Using diaries, accountants' records, phone bills, travel records, medical records and interviews with firsthand witnesses, Woodward has followed Belushi's life from childhood in a small town outside Chicago (Wheaton, Illinois---also Woodward's hometown) to his meteoric career that started at the famous Chicago comedy troupe Second City, proceeded to new York's National Lampoon organization, then went on to the wildly popular NBC television's "Saturday Night Live", the greatly successful movie Animal House, a #1 Blues Brothers hit album, more films and then plans for films that this gifted actor did not live to make.
WIRED is also the story of the battle and debate among Belushi's friends, family, and the directors, producers, writers and stars about how to save him from drugs and harness his singular and explosive personality and talent. Why did they fail?

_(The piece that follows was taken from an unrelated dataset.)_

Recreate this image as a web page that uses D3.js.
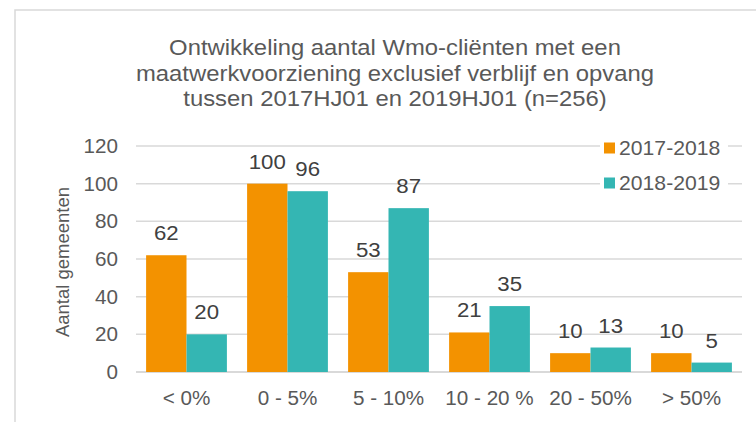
<!DOCTYPE html>
<html>
<head>
<meta charset="utf-8">
<script src="https://cdn.jsdelivr.net/npm/d3@7"></script>
<style>
  body { margin: 0; background: #fff; }
  text { font-family: "Liberation Sans", Arial, sans-serif; }
</style>
</head>
<body>
<svg id="chart"></svg>
<script>
const categories = ["< 0%", "0 - 5%", "5 - 10%", "10 - 20 %", "20 - 50%", "> 50%"];
const seriesNames = ["2017-2018", "2018-2019"];
const values2017 = [62, 100, 53, 21, 10, 10];
const values2018 = [20, 96, 87, 35, 13, 5];
const yTicks = [0, 20, 40, 60, 80, 100, 120];
const titleLines = [
    "Ontwikkeling aantal Wmo-cliënten met een",
    "maatwerkvoorziening exclusief verblijf en opvang",
    "tussen 2017HJ01 en 2019HJ01 (n=256)"
];
const colors = ["#f39200", "#34b6b3"];

var width = 756, height = 422;
var margin = { left: 136, right: 14, top: 146, bottom: 50 };
var sx = 1.06; // the reference text is a little wider than it is tall

var svg = d3.select("#chart")
    .attr("width", width)
    .attr("height", height);

function place(x, y) {
    return "translate(" + x + "," + y + ") scale(" + sx + ",1)";
}

// chart area border (only top/left visible in the crop)
svg.append("path")
    .attr("d", "M15," + (height + 5) + "V10H" + (width + 5))
    .attr("fill", "none")
    .attr("stroke", "#d9d9d9")
    .attr("stroke-width", 1.5);

// title
svg.append("g")
    .selectAll("text")
    .data(titleLines)
    .join("text")
    .attr("transform", (d, i) => place(395, 55 + i * 25.5))
    .attr("text-anchor", "middle")
    .attr("fill", "#595959")
    .style("font-size", "22.5px")
    .text(d => d);

var x0 = d3.scaleBand()
    .domain(categories)
    .range([margin.left, width - margin.right])
    .paddingInner(0.2)
    .paddingOuter(0.1);

var x1 = d3.scaleBand()
    .domain(seriesNames)
    .range([0, x0.bandwidth()]);

var y = d3.scaleLinear()
    .domain([0, 120])
    .range([372, 146]);

// gridlines
svg.append("g")
    .selectAll("line")
    .data(yTicks)
    .join("line")
    .attr("x1", margin.left)
    .attr("x2", width - margin.right)
    .attr("y1", d => y(d))
    .attr("y2", d => y(d))
    .attr("stroke", "#d9d9d9")
    .attr("stroke-width", d => d == 0 ? 2 : 1.5);

// y tick labels
svg.append("g")
    .selectAll("text")
    .data(yTicks)
    .join("text")
    .attr("transform", d => place(118, y(d)))
    .attr("dy", "0.35em")
    .attr("text-anchor", "end")
    .attr("fill", "#595959")
    .style("font-size", "19.5px")
    .text(d => d);

// y axis title
svg.append("text")
    .attr("transform", "translate(69,262) rotate(-90)")
    .attr("text-anchor", "middle")
    .attr("fill", "#595959")
    .style("font-size", "18.5px")
    .text("Aantal gemeenten");

// x labels
svg.append("g")
    .selectAll("text")
    .data(categories)
    .join("text")
    .attr("transform", d => place(x0(d) + x0.bandwidth() / 2, 405))
    .attr("text-anchor", "middle")
    .attr("fill", "#595959")
    .style("font-size", "19.5px")
    .text(d => d);

var rows = categories.map((c, i) => ({
    cat: c,
    vals: [
        { s: seriesNames[0], v: values2017[i], c: colors[0] },
        { s: seriesNames[1], v: values2018[i], c: colors[1] }
    ]
}));

var groups = svg.append("g")
    .selectAll("g")
    .data(rows)
    .join("g")
    .attr("transform", d => "translate(" + x0(d.cat) + ",0)");

groups.selectAll("rect")
    .data(d => d.vals)
    .join("rect")
    .attr("x", d => x1(d.s))
    .attr("y", d => y(d.v))
    .attr("width", x1.bandwidth())
    .attr("height", d => y(0) - y(d.v))
    .attr("fill", d => d.c);

groups.selectAll("text")
    .data(d => d.vals)
    .join("text")
    .attr("transform", d => place(x1(d.s) + x1.bandwidth() / 2, y(d.v) - 15))
    .attr("text-anchor", "middle")
    .attr("fill", "#404040")
    .style("font-size", "21px")
    .text(d => d.v);

// legend
var legend = svg.append("g");
legend.append("rect")
    .attr("x", 600)
    .attr("y", 134)
    .attr("width", 128)
    .attr("height", 62)
    .attr("fill", "#fff");

var item = legend.selectAll("g")
    .data(seriesNames)
    .join("g")
    .attr("transform", (d, i) => "translate(604," + (148 + i * 35) + ")");

item.append("rect")
    .attr("x", 0)
    .attr("y", -5.5)
    .attr("width", 11)
    .attr("height", 11)
    .attr("fill", (d, i) => colors[i]);

item.append("text")
    .attr("transform", place(15, 0))
    .attr("dy", "0.35em")
    .attr("fill", "#595959")
    .style("font-size", "20px")
    .text(d => d);
</script>
</body>
</html>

In a stark, documentary narrative---similar to the #1 best sellers on Watergate (ALL THE PRESIDENT'S MEN, THE FINAL DAYS) and THE UNITED STATE SUPREME COURT (THE BRETHREN)---the spotlight now falls not on Washington but Belushi's cities---Chicago, New York and Los Angeles. Belushi's life and his colleagues are scrutinized. The drug use was not secret. Nearly everyone knew that the young actor was heading over the edge. Here, in WIRED, it is made clear who no one was able to stop him; whey couldn't stop himself, and how the fast tracks in New York and Hollywood and the pressures of the star system contributed to disaster.